In the 1940s, Accardo continued to gain power in the Outfit. As the 1940s progressed, it became evident that a number of Outfit bosses and members were going to have to face serious consequences for their parts in the extortion of the Hollywood movie industry's unions. However, because Nitti was claustrophobic, he was fearful of serving a second prison term, the first for tax evasion. So, Nitti committed suicide in 1943. Paul "The Waiter" Ricca, who had been the de facto boss since Capone's imprisonment, became the boss in name as well as in fact and named Accardo as underboss. Ricca and Accardo would run the Outfit either officially or as the powers behind the throne for the next 30 years, until Ricca's death in 1972. When Ricca subsequently received a 10-year prison sentence for his part in the Hollywood scandal, Accardo became acting boss. Three years later, as a parole condition, Ricca was barred from contact with mobsters. Accardo then became boss of the Outfit. In practice, he shared power with Ricca, who remained in the background as a senior consultant.
Under Accardo's leadership in the late 1940s, the Outfit moved into slot machines and vending machines, counterfeiting cigarette and liquor tax stamps and expanded narcotics smuggling. Accardo placed slot machines in gas stations, restaurants and bars throughout the Outfit's territory. Outside of Chicago, The Outfit expanded rapidly.

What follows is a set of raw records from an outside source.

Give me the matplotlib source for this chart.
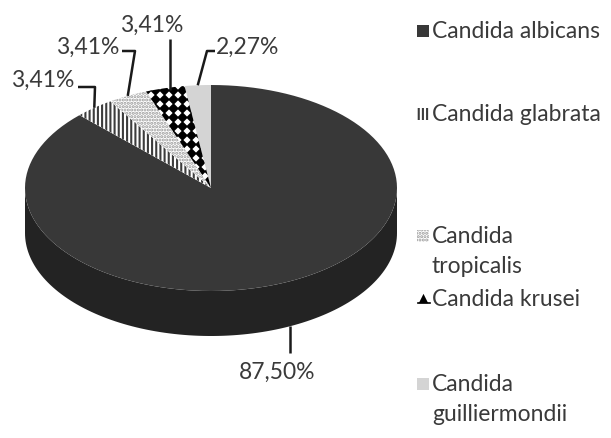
import matplotlib.pyplot as plt
import numpy as np
from matplotlib.patches import Polygon, Rectangle

plt.rcParams['font.family'] = ['Lato', 'DejaVu Sans']
plt.rcParams['hatch.linewidth'] = 1.5

# species shares (%), drawn clockwise from 12 o'clock
species = ["Candida albicans", "Candida glabrata", "Candida tropicalis",
           "Candida krusei", "Candida guilliermondii"]
legend_text = ["Candida albicans", "Candida glabrata", "Candida\ntropicalis",
               "Candida krusei", "Candida\nguilliermondii"]
shares = [87.50, 3.41, 3.41, 3.41, 2.27]
pct_labels = ["87,50%", "3,41%", "3,41%", "3,41%", "2,27%"]

# pie geometry in pixel units
cx, cy = 211, 189
rx, ry = 186, 103
depth = 45

def ellipse_pts(t0, t1, dy=0, n=120):
    t = np.deg2rad(np.linspace(t0, t1, n))
    return np.column_stack([cx + rx * np.cos(t), cy - ry * np.sin(t) + dy])

def rim_y(x, lower):
    # y of the pie rim at a given x (upper back edge or lower front edge)
    h = ry * np.sqrt(1 - ((x - cx) / rx) ** 2)
    return cy + h + depth if lower else cy - h

fig = plt.figure(figsize=(6.11, 4.39), dpi=100)
ax = fig.add_axes([0, 0, 1, 1])
ax.set_xlim(0, 611)
ax.set_ylim(439, 0)
ax.axis('off')

total = sum(shares)
ends = 90 - np.cumsum(shares) / total * 360
starts = np.concatenate([[90], ends[:-1]])
mids = (starts + ends) / 2

# side wall (front half only)
front = ellipse_pts(180, 360)
side = np.vstack([front, front[::-1] + [0, depth]])
ax.add_patch(Polygon(side, closed=True, facecolor='#232323', edgecolor='none'))

# top face wedges
styles = [
    dict(facecolor='#383838', edgecolor='none'),
    dict(facecolor='white', edgecolor='#3c3c3c', hatch='||||', linewidth=0),
    dict(facecolor='white', edgecolor='#9a9a9a', hatch='.....', linewidth=0),
    dict(facecolor='white', edgecolor='none'),
    dict(facecolor='#d4d4d4', edgecolor='none'),
]
wedges = []
for s, e, st in zip(starts, ends, styles):
    pts = np.vstack([[cx, cy], ellipse_pts(s, e)])
    w = Polygon(pts, closed=True, **st)
    ax.add_patch(w)
    wedges.append(w)

# diamond fill for krusei
gx, gy = np.meshgrid(np.arange(101, 230, 9), np.arange(82, 200, 9))
dots = ax.scatter(gx.ravel(), gy.ravel(), marker='D', s=30, color='black', lw=0)
dots.set_clip_path(wedges[3])

# leader anchors: rim point at mid angle of each slice
anchors = []
for m in mids:
    t = np.deg2rad(m)
    x = cx + rx * np.cos(t)
    y = cy - ry * np.sin(t)
    if np.sin(t) < 0:
        y += depth
    anchors.append((x, y))
# straight vertical leaders for albicans and krusei
anchors[0] = (290, rim_y(290, True))
anchors[3] = (170, rim_y(170, False) + 2)

label_pos = [(277, 372), (43, 80), (88, 47), (152, 25), (248, 47)]
elbows = [[(290, 354)], [(78, 88), (95, 88)], [(122, 52), (135, 52)],
          [(170, 40)], [(215, 52), (207, 52)]]
for txt, pos, elb, anc in zip(pct_labels, label_pos, elbows, anchors):
    xs = [p[0] for p in elb] + [anc[0]]
    ys = [p[1] for p in elb] + [anc[1]]
    ax.plot(xs, ys, color='#1a1a1a', lw=1.8, solid_capstyle='butt')
    ax.text(pos[0], pos[1], txt, fontsize=16.5, color='#3a3a3a',
            ha='center', va='center')

# legend
leg_y = [32, 115, 237, 300, 385]
lx = 424
for i, (lab, y) in enumerate(zip(legend_text, leg_y)):
    if i == 3:
        ax.scatter([lx - 1], [y - 1], marker='^', s=45, color='black', lw=0)
        ax.plot([lx - 6, lx + 6], [y + 4, y + 4], color='black', lw=1.2)
    else:
        st = {k: v for k, v in styles[i].items() if k != 'linewidth'}
        ax.add_patch(Rectangle((lx - 7, y - 6), 12, 12, linewidth=0, **st))
    for j, line in enumerate(lab.split('\n')):
        ax.text(lx + 8, y + j * 30, line, fontsize=16.5, color='#3a3a3a',
                ha='left', va='center')

fig.savefig('out.png', dpi=100)
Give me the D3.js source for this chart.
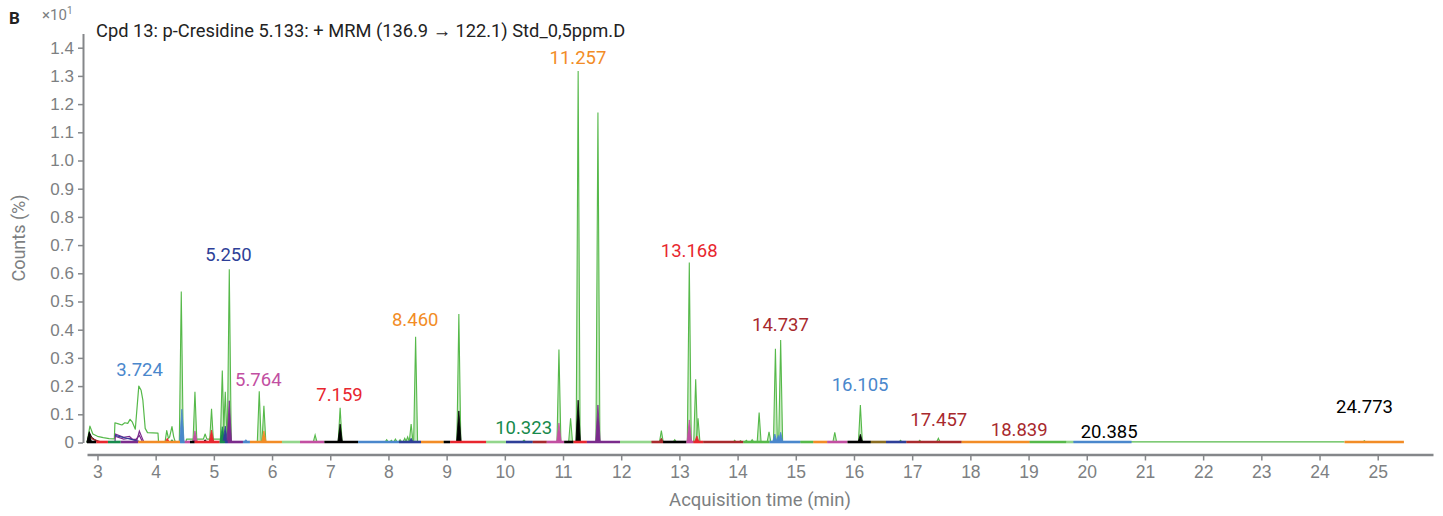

In Las Vegas, The Outfit took influence over gaming away from the five crime families of New York City. Accardo made sure that all the legal Las Vegas casinos used his slot machines. In Kansas and Oklahoma, Accardo took advantage of the official ban on alcohol sales to introduce bootlegged alcohol. The Outfit eventually dominated organized crime in most of the Western United States. To reduce the Outfit's exposure to legal prosecution, Accardo phased out some traditional organized crime activities, such as labor racketeering and extortion. He also converted the Outfit's brothel business into call girl services. The result of these changes was a golden era of profitability and influence for the Outfit.
By keeping a low profile and letting flashier figures such as Sam Giancana attract attention, Accardo and Ricca were able to run the Outfit much longer than Capone. Ricca once said, "Accardo had more brains for breakfast than Capone had in a lifetime."
Also in the late 1950s, the Federal Bureau of Investigation (FBI) had to finally admit that organized crime in America is real, because of FBI Director J. Edgar Hoover's embarrassment over the local law enforcement's uncovering of the 1957 Apalachin Meeting. Thus, the FBI began to employ all types of surveillance against mobsters.